Thursday, May 28, 2009

Whatever

I read today on another blog what Suze Orman said about teachers in the NYTimes Magazine a couple of weeks ago. I get the Sunday Times, but I hadn't had a chance to read that article before today. It's really less than a paragraph in a 5500 word piece, but the author characterizes Orman's opinion as follows:

...students can’t learn empowerment from people who aren’t empowered, and teachers, she says, are too underpaid ever to have any real self-worth. She told me: “When you are somebody scared to death of your own life, how can you teach kids to be powerful? It’s not something in a book — it ain’t going to happen that way.”

You can imagine that this has caused quite a stir in the teacher blogosphere: many voices have risen in rebuttal, but even so, I'd like to comment briefly...

...a roll of the eyes, a shake of the head, a sharp exhale, and now, back to work.

Wednesday, May 27, 2009

The End is Near

"What are we going to do for the end of the year?" one of my students asked me today. "Can we have a party?"

Maybe it's my personality, but I like the year to end with as little fuss as possible. (For the record I hate any good-byes, especially long ones.) If it were up to me, we would follow our regular schedule until the very last day, and then I could bid each class a warm farewell; perhaps instead of my usual, I had fun today-- thanks for your hard work and enjoy the rest of your day, I could substitute "this year" and "rest of your life" and call it a year.

Somewhere along the line though, the students have gotten the idea that June is a non-working month of celebration.
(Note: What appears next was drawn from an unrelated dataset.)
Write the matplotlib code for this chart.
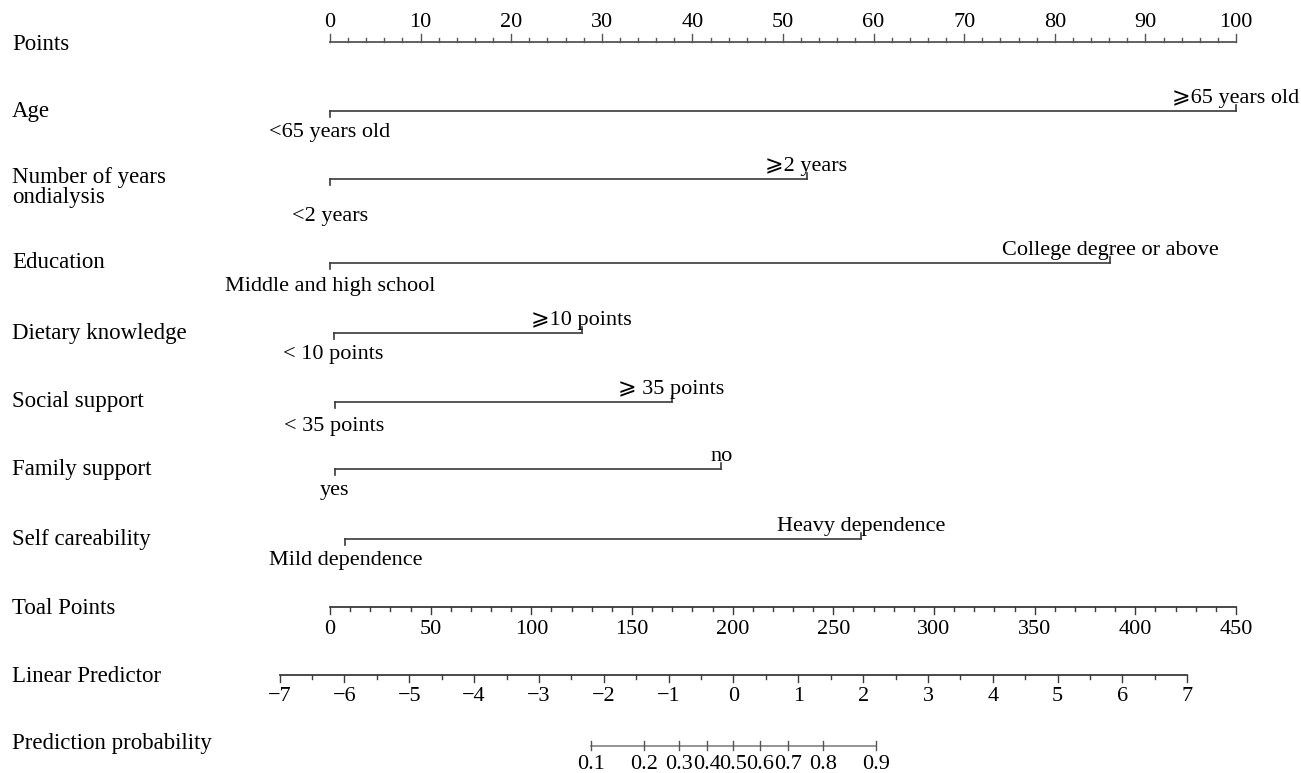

Not only that, but since the advent of extensive standardized testing, they feel like they should be rewarded after each and every test, as well. Some teachers oblige, but I don't share this view. I believe that it's our job to help the kids understand what the tests are: simply a measure of what they know and can do, data that we will very likely use to figure out their placement and instruction. When we explain it that way, there's no reason for students to do anything other than their best, and there's no reason to look at the tests as anything but another day at school.